_Your instructions_: Restate all the material verbatim, except for the pictures.

_Recorded information_:
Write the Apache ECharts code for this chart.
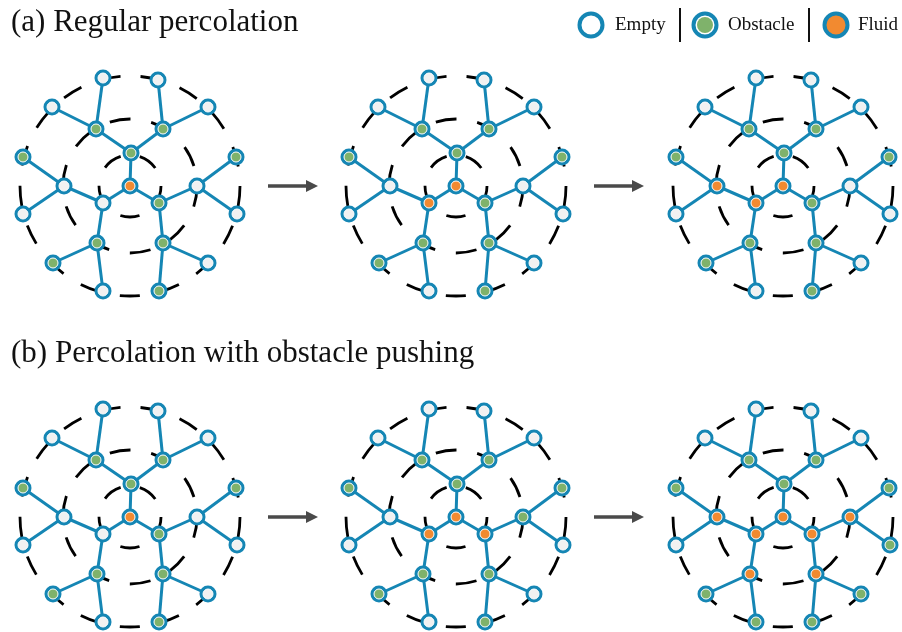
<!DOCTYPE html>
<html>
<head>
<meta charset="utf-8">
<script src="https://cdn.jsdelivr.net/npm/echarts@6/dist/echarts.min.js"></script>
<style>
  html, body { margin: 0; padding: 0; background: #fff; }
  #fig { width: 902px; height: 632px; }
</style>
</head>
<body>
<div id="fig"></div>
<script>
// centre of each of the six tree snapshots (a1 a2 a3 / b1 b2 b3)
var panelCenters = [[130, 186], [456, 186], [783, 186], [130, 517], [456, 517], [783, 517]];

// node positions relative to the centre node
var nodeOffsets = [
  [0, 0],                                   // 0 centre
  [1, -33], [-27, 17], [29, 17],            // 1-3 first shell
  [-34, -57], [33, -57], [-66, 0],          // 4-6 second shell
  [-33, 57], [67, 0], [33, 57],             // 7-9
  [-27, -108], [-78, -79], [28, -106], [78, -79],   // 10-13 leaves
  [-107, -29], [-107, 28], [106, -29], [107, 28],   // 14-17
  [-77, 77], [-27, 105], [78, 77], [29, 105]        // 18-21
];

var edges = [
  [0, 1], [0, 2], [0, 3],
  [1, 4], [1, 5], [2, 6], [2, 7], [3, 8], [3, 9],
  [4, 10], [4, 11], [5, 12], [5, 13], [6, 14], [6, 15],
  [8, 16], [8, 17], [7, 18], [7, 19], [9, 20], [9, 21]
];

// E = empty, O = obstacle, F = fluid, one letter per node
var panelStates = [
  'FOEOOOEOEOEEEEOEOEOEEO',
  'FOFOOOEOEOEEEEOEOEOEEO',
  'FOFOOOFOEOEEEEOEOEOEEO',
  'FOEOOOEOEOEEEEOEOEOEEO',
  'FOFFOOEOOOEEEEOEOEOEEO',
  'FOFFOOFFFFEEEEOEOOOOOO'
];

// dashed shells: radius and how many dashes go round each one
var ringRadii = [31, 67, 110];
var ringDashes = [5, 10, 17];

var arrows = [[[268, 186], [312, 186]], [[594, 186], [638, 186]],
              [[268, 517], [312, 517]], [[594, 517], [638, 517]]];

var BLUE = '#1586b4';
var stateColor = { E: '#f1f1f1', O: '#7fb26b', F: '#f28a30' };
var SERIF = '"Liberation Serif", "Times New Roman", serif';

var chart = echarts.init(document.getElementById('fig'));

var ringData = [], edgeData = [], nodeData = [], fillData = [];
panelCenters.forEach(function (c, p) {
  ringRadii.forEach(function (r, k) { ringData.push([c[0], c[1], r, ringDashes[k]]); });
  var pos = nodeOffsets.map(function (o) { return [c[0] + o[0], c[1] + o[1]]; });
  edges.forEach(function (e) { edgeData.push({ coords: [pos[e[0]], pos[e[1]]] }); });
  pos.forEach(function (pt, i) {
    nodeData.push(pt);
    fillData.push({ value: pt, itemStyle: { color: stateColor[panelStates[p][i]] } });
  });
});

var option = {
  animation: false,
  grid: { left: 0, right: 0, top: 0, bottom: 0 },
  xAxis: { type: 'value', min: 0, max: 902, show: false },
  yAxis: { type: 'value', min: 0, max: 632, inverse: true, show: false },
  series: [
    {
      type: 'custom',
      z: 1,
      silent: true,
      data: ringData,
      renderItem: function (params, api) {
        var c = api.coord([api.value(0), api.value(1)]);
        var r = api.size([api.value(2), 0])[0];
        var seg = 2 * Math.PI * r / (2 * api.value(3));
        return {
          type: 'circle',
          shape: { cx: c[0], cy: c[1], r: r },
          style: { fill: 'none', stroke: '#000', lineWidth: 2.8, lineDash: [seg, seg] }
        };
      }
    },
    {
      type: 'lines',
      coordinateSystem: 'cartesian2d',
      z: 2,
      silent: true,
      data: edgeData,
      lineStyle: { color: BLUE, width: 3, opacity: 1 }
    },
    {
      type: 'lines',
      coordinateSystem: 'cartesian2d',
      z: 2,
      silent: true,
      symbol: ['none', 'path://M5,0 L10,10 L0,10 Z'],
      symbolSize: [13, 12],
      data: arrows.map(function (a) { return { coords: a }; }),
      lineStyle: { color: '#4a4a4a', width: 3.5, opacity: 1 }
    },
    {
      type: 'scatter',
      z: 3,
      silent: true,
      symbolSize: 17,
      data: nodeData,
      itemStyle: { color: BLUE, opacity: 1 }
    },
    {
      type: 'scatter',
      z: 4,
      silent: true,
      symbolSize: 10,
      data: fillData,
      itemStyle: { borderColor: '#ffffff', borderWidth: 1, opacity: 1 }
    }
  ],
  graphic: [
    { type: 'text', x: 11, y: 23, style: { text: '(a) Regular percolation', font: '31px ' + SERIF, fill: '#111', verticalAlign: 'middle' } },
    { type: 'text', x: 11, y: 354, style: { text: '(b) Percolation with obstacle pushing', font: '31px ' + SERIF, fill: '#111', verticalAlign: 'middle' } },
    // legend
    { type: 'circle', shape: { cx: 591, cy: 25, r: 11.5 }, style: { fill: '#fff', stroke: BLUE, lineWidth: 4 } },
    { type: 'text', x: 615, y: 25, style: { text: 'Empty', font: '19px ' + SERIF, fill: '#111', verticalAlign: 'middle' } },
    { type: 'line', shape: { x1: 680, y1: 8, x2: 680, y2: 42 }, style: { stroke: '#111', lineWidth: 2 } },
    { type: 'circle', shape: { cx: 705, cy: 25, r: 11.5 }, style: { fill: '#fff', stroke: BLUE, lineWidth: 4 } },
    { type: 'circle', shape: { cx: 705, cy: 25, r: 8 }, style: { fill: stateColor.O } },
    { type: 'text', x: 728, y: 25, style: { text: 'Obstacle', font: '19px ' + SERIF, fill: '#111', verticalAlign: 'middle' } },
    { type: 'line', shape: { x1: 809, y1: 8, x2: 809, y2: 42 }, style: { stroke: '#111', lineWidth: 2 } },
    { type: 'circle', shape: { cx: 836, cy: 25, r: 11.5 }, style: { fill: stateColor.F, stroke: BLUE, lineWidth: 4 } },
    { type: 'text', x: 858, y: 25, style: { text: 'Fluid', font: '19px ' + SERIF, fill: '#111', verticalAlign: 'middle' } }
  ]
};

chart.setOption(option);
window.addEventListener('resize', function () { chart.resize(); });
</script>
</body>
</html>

_Task answer_:
Write the Apache ECharts code for this chart.
<!DOCTYPE html>
<html>
<head>
<meta charset="utf-8">
<script src="https://cdn.jsdelivr.net/npm/echarts@6/dist/echarts.min.js"></script>
<style>
  html, body { margin: 0; padding: 0; background: #fff; }
  #fig { width: 902px; height: 632px; }
</style>
</head>
<body>
<div id="fig"></div>
<script>
// centre of each of the six tree snapshots (a1 a2 a3 / b1 b2 b3)
var panelCenters = [[130, 186], [456, 186], [783, 186], [130, 517], [456, 517], [783, 517]];

// node positions relative to the centre node
var nodeOffsets = [
  [0, 0],                                   // 0 centre
  [1, -33], [-27, 17], [29, 17],            // 1-3 first shell
  [-34, -57], [33, -57], [-66, 0],          // 4-6 second shell
  [-33, 57], [67, 0], [33, 57],             // 7-9
  [-27, -108], [-78, -79], [28, -106], [78, -79],   // 10-13 leaves
  [-107, -29], [-107, 28], [106, -29], [107, 28],   // 14-17
  [-77, 77], [-27, 105], [78, 77], [29, 105]        // 18-21
];

var edges = [
  [0, 1], [0, 2], [0, 3],
  [1, 4], [1, 5], [2, 6], [2, 7], [3, 8], [3, 9],
  [4, 10], [4, 11], [5, 12], [5, 13], [6, 14], [6, 15],
  [8, 16], [8, 17], [7, 18], [7, 19], [9, 20], [9, 21]
];

// E = empty, O = obstacle, F = fluid, one letter per node
var panelStates = [
  'FOEOOOEOEOEEEEOEOEOEEO',
  'FOFOOOEOEOEEEEOEOEOEEO',
  'FOFOOOFOEOEEEEOEOEOEEO',
  'FOEOOOEOEOEEEEOEOEOEEO',
  'FOFFOOEOOOEEEEOEOEOEEO',
  'FOFFOOFFFFEEEEOEOOOOOO'
];

// dashed shells: radius and how many dashes go round each one
var ringRadii = [31, 67, 110];
var ringDashes = [5, 10, 17];

var arrows = [[[268, 186], [312, 186]], [[594, 186], [638, 186]],
              [[268, 517], [312, 517]], [[594, 517], [638, 517]]];

var BLUE = '#1586b4';
var stateColor = { E: '#f1f1f1', O: '#7fb26b', F: '#f28a30' };
var SERIF = '"Liberation Serif", "Times New Roman", serif';

var chart = echarts.init(document.getElementById('fig'));

var ringData = [], edgeData = [], nodeData = [], fillData = [];
panelCenters.forEach(function (c, p) {
  ringRadii.forEach(function (r, k) { ringData.push([c[0], c[1], r, ringDashes[k]]); });
  var pos = nodeOffsets.map(function (o) { return [c[0] + o[0], c[1] + o[1]]; });
  edges.forEach(function (e) { edgeData.push({ coords: [pos[e[0]], pos[e[1]]] }); });
  pos.forEach(function (pt, i) {
    nodeData.push(pt);
    fillData.push({ value: pt, itemStyle: { color: stateColor[panelStates[p][i]] } });
  });
});

var option = {
  animation: false,
  grid: { left: 0, right: 0, top: 0, bottom: 0 },
  xAxis: { type: 'value', min: 0, max: 902, show: false },
  yAxis: { type: 'value', min: 0, max: 632, inverse: true, show: false },
  series: [
    {
      type: 'custom',
      z: 1,
      silent: true,
      data: ringData,
      renderItem: function (params, api) {
        var c = api.coord([api.value(0), api.value(1)]);
        var r = api.size([api.value(2), 0])[0];
        var seg = 2 * Math.PI * r / (2 * api.value(3));
        return {
          type: 'circle',
          shape: { cx: c[0], cy: c[1], r: r },
          style: { fill: 'none', stroke: '#000', lineWidth: 2.8, lineDash: [seg, seg] }
        };
      }
    },
    {
      type: 'lines',
      coordinateSystem: 'cartesian2d',
      z: 2,
      silent: true,
      data: edgeData,
      lineStyle: { color: BLUE, width: 3, opacity: 1 }
    },
    {
      type: 'lines',
      coordinateSystem: 'cartesian2d',
      z: 2,
      silent: true,
      symbol: ['none', 'path://M5,0 L10,10 L0,10 Z'],
      symbolSize: [13, 12],
      data: arrows.map(function (a) { return { coords: a }; }),
      lineStyle: { color: '#4a4a4a', width: 3.5, opacity: 1 }
    },
    {
      type: 'scatter',
      z: 3,
      silent: true,
      symbolSize: 17,
      data: nodeData,
      itemStyle: { color: BLUE, opacity: 1 }
    },
    {
      type: 'scatter',
      z: 4,
      silent: true,
      symbolSize: 10,
      data: fillData,
      itemStyle: { borderColor: '#ffffff', borderWidth: 1, opacity: 1 }
    }
  ],
  graphic: [
    { type: 'text', x: 11, y: 23, style: { text: '(a) Regular percolation', font: '31px ' + SERIF, fill: '#111', verticalAlign: 'middle' } },
    { type: 'text', x: 11, y: 354, style: { text: '(b) Percolation with obstacle pushing', font: '31px ' + SERIF, fill: '#111', verticalAlign: 'middle' } },
    // legend
    { type: 'circle', shape: { cx: 591, cy: 25, r: 11.5 }, style: { fill: '#fff', stroke: BLUE, lineWidth: 4 } },
    { type: 'text', x: 615, y: 25, style: { text: 'Empty', font: '19px ' + SERIF, fill: '#111', verticalAlign: 'middle' } },
    { type: 'line', shape: { x1: 680, y1: 8, x2: 680, y2: 42 }, style: { stroke: '#111', lineWidth: 2 } },
    { type: 'circle', shape: { cx: 705, cy: 25, r: 11.5 }, style: { fill: '#fff', stroke: BLUE, lineWidth: 4 } },
    { type: 'circle', shape: { cx: 705, cy: 25, r: 8 }, style: { fill: stateColor.O } },
    { type: 'text', x: 728, y: 25, style: { text: 'Obstacle', font: '19px ' + SERIF, fill: '#111', verticalAlign: 'middle' } },
    { type: 'line', shape: { x1: 809, y1: 8, x2: 809, y2: 42 }, style: { stroke: '#111', lineWidth: 2 } },
    { type: 'circle', shape: { cx: 836, cy: 25, r: 11.5 }, style: { fill: stateColor.F, stroke: BLUE, lineWidth: 4 } },
    { type: 'text', x: 858, y: 25, style: { text: 'Fluid', font: '19px ' + SERIF, fill: '#111', verticalAlign: 'middle' } }
  ]
};

chart.setOption(option);
window.addEventListener('resize', function () { chart.resize(); });
</script>
</body>
</html>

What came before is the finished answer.